# Exercise materials
►

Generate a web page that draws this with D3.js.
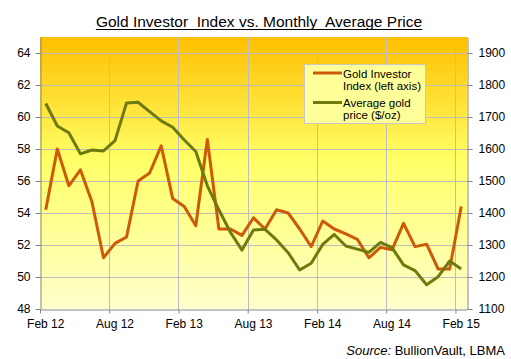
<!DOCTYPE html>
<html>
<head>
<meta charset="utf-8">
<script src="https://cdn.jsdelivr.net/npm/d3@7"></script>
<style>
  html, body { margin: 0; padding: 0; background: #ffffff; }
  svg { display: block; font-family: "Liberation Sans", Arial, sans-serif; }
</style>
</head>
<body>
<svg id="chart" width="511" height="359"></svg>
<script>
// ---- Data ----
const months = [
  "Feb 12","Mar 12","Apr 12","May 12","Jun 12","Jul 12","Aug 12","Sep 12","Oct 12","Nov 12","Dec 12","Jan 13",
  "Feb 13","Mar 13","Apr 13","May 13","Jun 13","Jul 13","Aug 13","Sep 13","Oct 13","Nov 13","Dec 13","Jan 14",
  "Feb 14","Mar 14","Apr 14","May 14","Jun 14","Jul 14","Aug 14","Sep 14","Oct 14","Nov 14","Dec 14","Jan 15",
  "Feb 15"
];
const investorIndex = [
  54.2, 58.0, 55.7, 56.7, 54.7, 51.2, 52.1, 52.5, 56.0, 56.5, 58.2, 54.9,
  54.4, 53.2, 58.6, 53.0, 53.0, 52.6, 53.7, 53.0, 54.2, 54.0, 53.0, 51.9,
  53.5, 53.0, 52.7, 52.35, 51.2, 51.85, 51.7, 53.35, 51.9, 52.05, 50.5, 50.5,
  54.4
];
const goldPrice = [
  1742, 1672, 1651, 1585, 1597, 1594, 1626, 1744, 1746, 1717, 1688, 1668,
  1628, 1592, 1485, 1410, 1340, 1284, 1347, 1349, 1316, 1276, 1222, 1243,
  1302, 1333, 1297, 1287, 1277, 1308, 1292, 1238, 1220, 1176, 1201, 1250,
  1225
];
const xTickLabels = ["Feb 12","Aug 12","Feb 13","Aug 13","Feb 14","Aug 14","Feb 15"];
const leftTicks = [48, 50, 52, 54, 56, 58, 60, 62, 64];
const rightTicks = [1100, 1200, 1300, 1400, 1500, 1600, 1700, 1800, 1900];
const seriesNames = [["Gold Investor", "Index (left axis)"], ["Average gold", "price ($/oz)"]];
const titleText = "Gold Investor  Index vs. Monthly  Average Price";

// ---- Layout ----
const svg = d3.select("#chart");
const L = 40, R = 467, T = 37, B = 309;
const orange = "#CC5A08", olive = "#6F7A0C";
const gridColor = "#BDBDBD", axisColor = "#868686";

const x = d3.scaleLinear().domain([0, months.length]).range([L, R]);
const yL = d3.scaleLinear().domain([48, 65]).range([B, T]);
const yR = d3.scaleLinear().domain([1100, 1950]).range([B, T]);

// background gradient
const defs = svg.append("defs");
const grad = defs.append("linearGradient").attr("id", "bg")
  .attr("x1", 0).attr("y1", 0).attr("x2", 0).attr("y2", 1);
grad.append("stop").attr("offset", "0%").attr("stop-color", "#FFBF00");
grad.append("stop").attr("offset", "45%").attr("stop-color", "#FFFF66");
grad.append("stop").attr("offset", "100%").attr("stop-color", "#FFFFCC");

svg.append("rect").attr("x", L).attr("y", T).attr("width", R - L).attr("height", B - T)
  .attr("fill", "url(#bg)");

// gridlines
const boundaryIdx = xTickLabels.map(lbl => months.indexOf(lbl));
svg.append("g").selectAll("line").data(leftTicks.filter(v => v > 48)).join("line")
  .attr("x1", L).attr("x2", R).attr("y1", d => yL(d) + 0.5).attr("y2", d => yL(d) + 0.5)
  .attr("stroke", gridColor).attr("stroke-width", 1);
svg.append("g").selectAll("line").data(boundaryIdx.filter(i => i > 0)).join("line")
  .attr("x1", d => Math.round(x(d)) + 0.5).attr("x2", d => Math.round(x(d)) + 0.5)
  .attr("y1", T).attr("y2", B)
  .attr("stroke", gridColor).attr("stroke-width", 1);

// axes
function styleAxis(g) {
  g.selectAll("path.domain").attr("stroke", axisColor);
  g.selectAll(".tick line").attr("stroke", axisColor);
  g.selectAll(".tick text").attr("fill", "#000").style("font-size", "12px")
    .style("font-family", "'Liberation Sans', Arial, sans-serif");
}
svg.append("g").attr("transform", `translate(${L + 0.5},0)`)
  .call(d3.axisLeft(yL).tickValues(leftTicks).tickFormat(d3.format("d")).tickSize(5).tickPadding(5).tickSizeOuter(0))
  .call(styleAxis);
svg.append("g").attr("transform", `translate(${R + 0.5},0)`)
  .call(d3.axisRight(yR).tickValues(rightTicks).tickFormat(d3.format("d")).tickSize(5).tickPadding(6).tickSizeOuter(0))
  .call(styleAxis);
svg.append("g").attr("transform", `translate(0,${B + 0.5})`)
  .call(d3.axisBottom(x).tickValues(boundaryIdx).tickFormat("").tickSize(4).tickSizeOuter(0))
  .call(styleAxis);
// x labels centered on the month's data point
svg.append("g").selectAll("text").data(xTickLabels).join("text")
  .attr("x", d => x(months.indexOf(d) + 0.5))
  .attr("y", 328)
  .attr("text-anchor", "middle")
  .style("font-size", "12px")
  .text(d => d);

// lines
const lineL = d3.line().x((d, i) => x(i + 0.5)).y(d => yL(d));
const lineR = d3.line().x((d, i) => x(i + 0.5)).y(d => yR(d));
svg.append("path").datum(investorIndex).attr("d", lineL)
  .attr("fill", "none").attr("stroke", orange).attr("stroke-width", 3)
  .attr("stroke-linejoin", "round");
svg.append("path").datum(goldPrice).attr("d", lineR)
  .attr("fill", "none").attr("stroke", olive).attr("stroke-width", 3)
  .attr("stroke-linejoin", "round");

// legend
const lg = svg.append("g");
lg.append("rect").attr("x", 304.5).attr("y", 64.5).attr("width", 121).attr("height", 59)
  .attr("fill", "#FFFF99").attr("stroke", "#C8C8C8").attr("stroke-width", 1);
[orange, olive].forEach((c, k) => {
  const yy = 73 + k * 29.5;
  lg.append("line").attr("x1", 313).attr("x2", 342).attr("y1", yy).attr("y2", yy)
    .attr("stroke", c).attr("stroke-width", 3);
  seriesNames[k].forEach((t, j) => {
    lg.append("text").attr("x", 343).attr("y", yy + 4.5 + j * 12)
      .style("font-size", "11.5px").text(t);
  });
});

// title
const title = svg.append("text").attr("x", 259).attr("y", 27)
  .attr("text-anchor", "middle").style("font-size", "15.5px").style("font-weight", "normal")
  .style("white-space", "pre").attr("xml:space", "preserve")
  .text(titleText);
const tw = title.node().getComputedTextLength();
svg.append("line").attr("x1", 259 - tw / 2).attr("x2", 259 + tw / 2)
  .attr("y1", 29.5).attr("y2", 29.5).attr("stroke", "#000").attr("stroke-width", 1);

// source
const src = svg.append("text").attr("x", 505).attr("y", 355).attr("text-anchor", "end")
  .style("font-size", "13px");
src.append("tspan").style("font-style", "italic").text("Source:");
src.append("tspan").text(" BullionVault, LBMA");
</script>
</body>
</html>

◄
►

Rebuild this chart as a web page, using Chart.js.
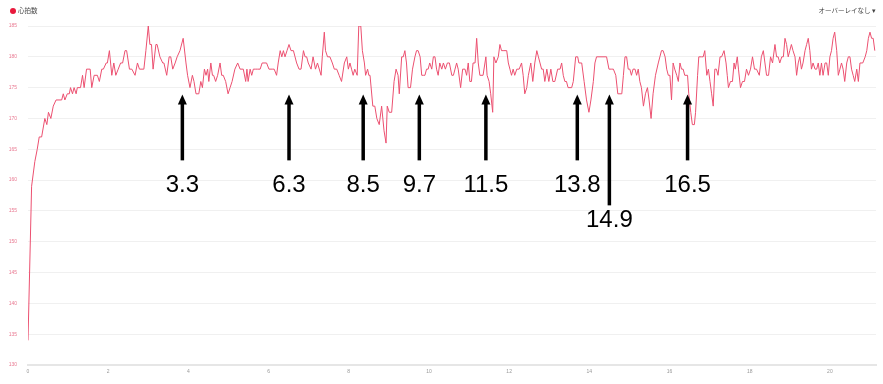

◄

Report how many lines in the listing above include the word "chart". Give nothing but the number.

3